A noite parecia que chegava mais cedo e, em boa hora, encontrámos a pista pretendida. Sem qualquer luz exterior, a não ser as dos nossos faróis, apenas se viam as luzes vermelhas do carro da frente, as pedras a ladear-nos e as estrelas no céu. Um pneu traseiro rebentou no Patrol. A frente da coluna, que já havia chegado ao próximo posto fronteiriço, ficou por lá a aguardar e os dois últimos jipes, o Terrano e o Toyota, juntaram-se ao Patrol para ajudar o Antas Teles a mudar o pneu, mais precisamente o Romeu e o Marino, à luz de pequenas lanternas, com o auxílio de um macaco e tábuas. Aproveitou-se ainda para encher os pneus e evitar novo dissabor naquele piso tão empedrado. Para ajudar a esquecer este incidente, os militares do posto fronteiriço, pequeno casebre de adobe e dois ferros ligados por uma corrente a barrar a pista, no meio do nada, serviram-nos chá quente, num tabuleiro colocado no chão com um bule e três copos, na escuridão e silêncio do deserto, no meio do pó e das pedras da pista. Os desgraçados ali ficam durante três longos meses até serem revezados por outros e nós proporcionámos-lhes alguma animação naquele fim de dia, quebrando um pouco a monotonia em que sobrevivem.

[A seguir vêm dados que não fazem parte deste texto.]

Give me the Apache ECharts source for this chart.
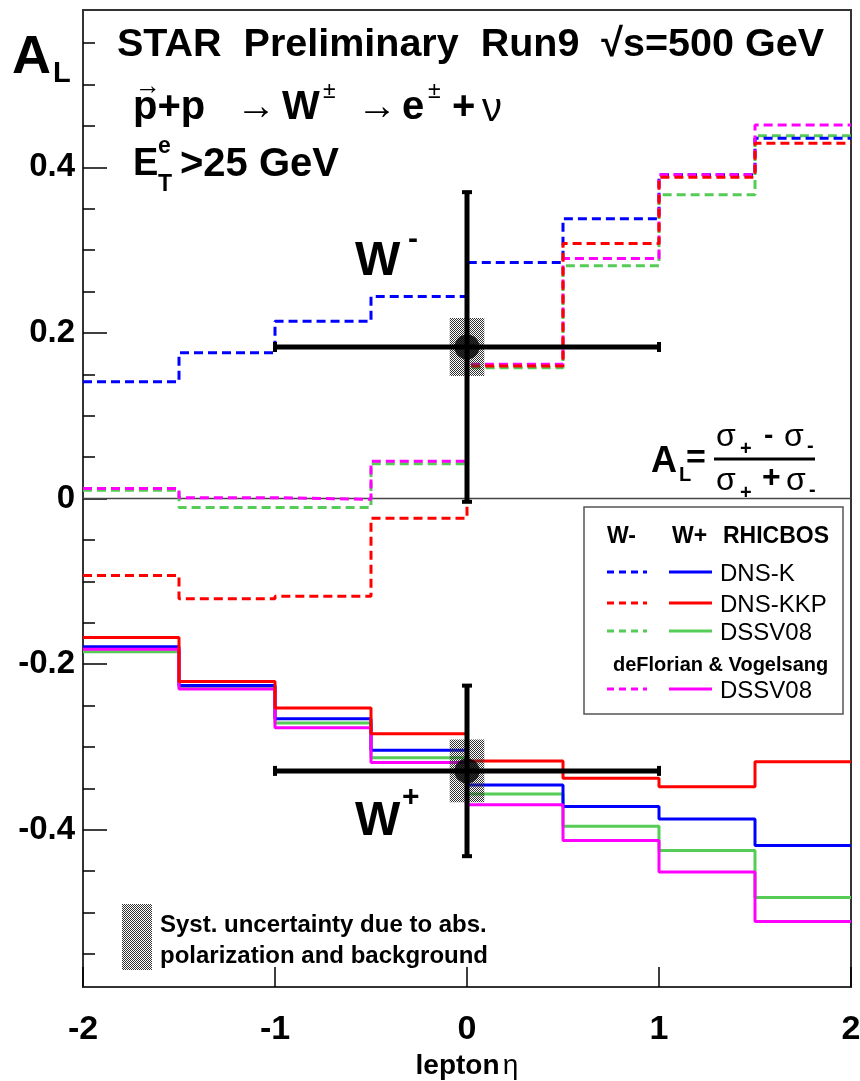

Apanhámos a estrada de Tagounite para Zagora e ficámos no Hotel Kasbah Saharasky onde, depois de nos acomodarmos e do banho, acabámos de jantar já passava da meia-noite.

O cansaço começava a chegar ao sétimo dia, porventura o dia mais duro, os atribulados troços na areia, a imensidão e desertificação da paisagem, o pó que cobria tudo dentro e fora dos jipes, a agressividade da pedra na pista, a etapa que nunca mais terminava e, por fim, a escuridão total. Contudo, não esquecendo o dia marcante em que dormimos no Erg e andámos de dromedário, este deve ter sido o dia mais carismático da expedição.